- DVD cover
- Based on: The Buddha of Suburbia by Hanif Kureishi
- Screenplay by: Hanif Kureishi Roger Michell
- Directed by: Roger Michell
- Starring: Naveen Andrews Roshan Seth Susan Fleetwood Steven Mackintosh
- Composer: David Bowie
- Country of origin: United Kingdom
- Original language: English
- No. of series: 1
- No. of episodes: 4

Production
- Producer: Kevin Loader
- Cinematography: John McGlashan
- Editor: Kate Evans
- Running time: 55–60 minutes
- Production company: BBC Films

Original release
- Network: BBC Two
- Release: 3 November – 24 November 1993

= The Buddha of Suburbia (TV serial) =

1993 British TV series

The Buddha of Suburbia is a British four-part television serial, directed by Roger Michell, originally broadcast on BBC Two in November 1993. Based on the 1990 novel of the same name by Hanif Kureishi, the series starred Naveen Andrews as the main character, Karim Amir.
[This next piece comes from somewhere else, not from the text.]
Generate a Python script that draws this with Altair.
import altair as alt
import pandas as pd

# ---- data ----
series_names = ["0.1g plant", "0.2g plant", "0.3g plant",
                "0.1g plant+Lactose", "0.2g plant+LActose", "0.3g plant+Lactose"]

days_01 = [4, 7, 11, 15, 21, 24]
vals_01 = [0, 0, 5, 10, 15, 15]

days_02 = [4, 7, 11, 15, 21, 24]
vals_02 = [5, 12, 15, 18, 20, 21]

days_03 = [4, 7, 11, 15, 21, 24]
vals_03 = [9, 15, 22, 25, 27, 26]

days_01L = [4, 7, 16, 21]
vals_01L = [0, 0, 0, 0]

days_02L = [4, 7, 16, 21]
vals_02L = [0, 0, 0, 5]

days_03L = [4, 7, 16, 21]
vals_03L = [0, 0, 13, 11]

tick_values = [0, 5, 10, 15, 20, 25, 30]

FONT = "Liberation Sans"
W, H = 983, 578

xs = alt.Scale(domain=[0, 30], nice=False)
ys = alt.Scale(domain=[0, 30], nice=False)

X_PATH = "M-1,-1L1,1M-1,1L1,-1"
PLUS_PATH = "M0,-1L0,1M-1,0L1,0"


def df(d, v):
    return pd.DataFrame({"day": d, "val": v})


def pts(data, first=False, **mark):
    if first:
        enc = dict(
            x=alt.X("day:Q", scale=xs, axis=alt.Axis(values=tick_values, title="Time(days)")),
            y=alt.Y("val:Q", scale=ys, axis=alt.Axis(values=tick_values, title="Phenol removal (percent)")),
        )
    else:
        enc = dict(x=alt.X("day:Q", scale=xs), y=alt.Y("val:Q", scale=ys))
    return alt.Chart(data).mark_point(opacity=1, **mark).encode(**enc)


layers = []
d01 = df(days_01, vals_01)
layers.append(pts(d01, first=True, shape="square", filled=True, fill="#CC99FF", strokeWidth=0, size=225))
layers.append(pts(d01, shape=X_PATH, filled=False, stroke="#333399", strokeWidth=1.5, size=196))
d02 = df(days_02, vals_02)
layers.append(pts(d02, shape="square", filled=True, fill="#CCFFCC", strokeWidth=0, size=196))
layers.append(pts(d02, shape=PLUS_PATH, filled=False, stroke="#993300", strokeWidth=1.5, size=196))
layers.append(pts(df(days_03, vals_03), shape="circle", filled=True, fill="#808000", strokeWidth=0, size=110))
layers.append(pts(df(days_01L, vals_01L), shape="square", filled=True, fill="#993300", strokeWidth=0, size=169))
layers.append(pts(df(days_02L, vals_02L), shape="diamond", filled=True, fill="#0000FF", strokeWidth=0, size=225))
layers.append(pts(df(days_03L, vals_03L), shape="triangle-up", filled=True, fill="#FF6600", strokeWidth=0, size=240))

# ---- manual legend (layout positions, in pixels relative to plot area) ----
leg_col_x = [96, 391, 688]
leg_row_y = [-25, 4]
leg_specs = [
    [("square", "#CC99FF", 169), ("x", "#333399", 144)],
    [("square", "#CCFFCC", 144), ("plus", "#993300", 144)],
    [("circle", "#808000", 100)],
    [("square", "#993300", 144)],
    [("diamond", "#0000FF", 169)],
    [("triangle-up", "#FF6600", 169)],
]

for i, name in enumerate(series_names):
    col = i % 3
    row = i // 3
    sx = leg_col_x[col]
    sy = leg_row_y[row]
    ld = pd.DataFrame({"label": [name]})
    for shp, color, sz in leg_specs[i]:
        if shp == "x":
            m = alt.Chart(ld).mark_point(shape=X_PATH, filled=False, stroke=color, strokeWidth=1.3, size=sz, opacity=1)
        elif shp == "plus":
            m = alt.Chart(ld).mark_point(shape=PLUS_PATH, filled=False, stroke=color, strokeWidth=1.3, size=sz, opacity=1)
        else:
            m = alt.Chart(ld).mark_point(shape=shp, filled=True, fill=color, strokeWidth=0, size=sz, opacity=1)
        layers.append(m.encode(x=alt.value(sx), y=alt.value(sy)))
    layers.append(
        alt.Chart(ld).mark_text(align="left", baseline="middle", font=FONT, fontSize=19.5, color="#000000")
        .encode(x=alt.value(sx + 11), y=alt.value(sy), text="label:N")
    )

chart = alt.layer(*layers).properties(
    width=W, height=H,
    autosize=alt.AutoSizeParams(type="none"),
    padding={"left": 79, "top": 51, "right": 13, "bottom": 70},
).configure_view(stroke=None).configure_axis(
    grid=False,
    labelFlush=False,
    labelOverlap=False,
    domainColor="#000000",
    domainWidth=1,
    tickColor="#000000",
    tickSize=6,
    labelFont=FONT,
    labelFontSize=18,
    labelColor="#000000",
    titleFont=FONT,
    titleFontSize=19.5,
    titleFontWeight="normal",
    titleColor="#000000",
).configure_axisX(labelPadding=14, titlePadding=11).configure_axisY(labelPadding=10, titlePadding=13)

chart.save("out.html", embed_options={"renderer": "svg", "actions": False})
Its theme song, as well as other original music for the series, was written and performed by David Bowie (this work also inspired Bowie's related 'soundtrack' album of the same name).

Unable to find distribution in America, the series was given a limited engagement screening at The Public Theater in Manhattan from December 1994 to January 1995.

==Overview==
Karim Amir is a mixed-race 17-year-old who lives in a South London suburb during the 1970s. With an English mother and a Pakistani father, Karim is uncertain of his cultural identity. As his father becomes a kind of spiritual guru to the surrounding middle-class neighbours, Karim begins to explore his cultural roots with hopes that he will achieve sexual and racial self-realisation.

==Production==

===Filming===
Segments for the series were filmed at Naveen Andrews' old school Emanuel School. The extras used in the series were real punks, skinheads, suedeheads, hippies, and musicians cast by actress Barbie Wilde.

===Music===

The series features many songs from the seventies, as well as music written and performed specifically for the series by David Bowie. While a soundtrack album by Bowie was released under the same name on 8 November 1993, the music on the album is completely reworked, with the exception of the programme's theme song "The Buddha of Suburbia". A promotional music video was made for the song, featuring Bowie performing the song while strolling around the London suburb of Bickley as scenes from the series are intercut throughout. The rest of the original television soundtrack remained unreleased.